Ah, un'ultima cosa che ieri ho dimenticato, ma che forse è la più importante. Poi di lui non parlo più fino a quando non vincerà l'Oscar.
Veltroni siamo noi perché si vede che è uno che non ha avuto voglia di studiare (come, mi ricordano,
qualcuno ha già detto molto prima di me). Da lui non abbiamo mai sentito un'analisi complessa delle dinamiche sociali, un discorso puntuale sulla politica economica. O se l'abbiamo sentito, non ce ne ricordiamo, non è quello che volevamo sentire da lui.
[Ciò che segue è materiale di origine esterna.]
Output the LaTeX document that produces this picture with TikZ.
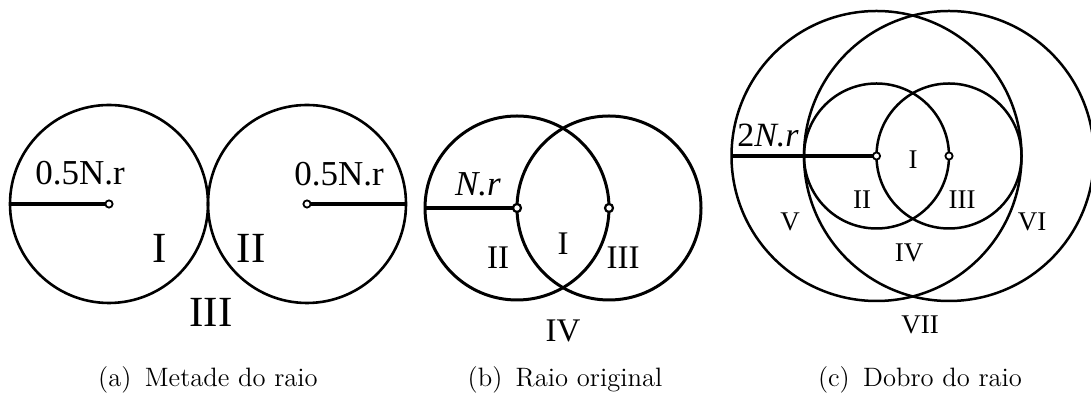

Ma perché noi invece? A farsi le pippe sul Capitale e il Che fare, a prevedere l'infallibile imminenza della rivoluzione mondiale ci avevano pensato quelli degli anni settanta, con risultati catastrofici, o criminali, o plumbei come quelli del vecchio Pci. Noi arrivati dopo - parlo sempre della mia generazione - non ciavevamo proprio voglia, né motivo. E abbiamo trovato lui, che aveva già capito tutto. Che era andato al cinema, che aveva ascoltato jazz, che aveva visto la televisione. E ci diceva che sì, per essere di sinistra non dovevi solo - non dovevi più - lottare per la liberazione mondiale delle masse lavoratrici. Si poteva anche andare al cinema, ascoltare musica, guardare la tv. E il fallimento del comunismo non era il nostro, noi eravamo già fuori, già oltre, già dalle parti di Kennedy e di Martin Luther King. Un modello di società, una prospettiva politica? Poi vediamo, intanto convinciamoci che siamo i buoni, i colti, i sensibili. Era una risposta insufficiente, forse menzognera, certo sbagliata, come s'è visto e si sta vedendo. Ma di risposte, ripeto, non ce ne sono state molte altre. Se qualcuno gli è andato dietro non sarà mica tutta colpa sua.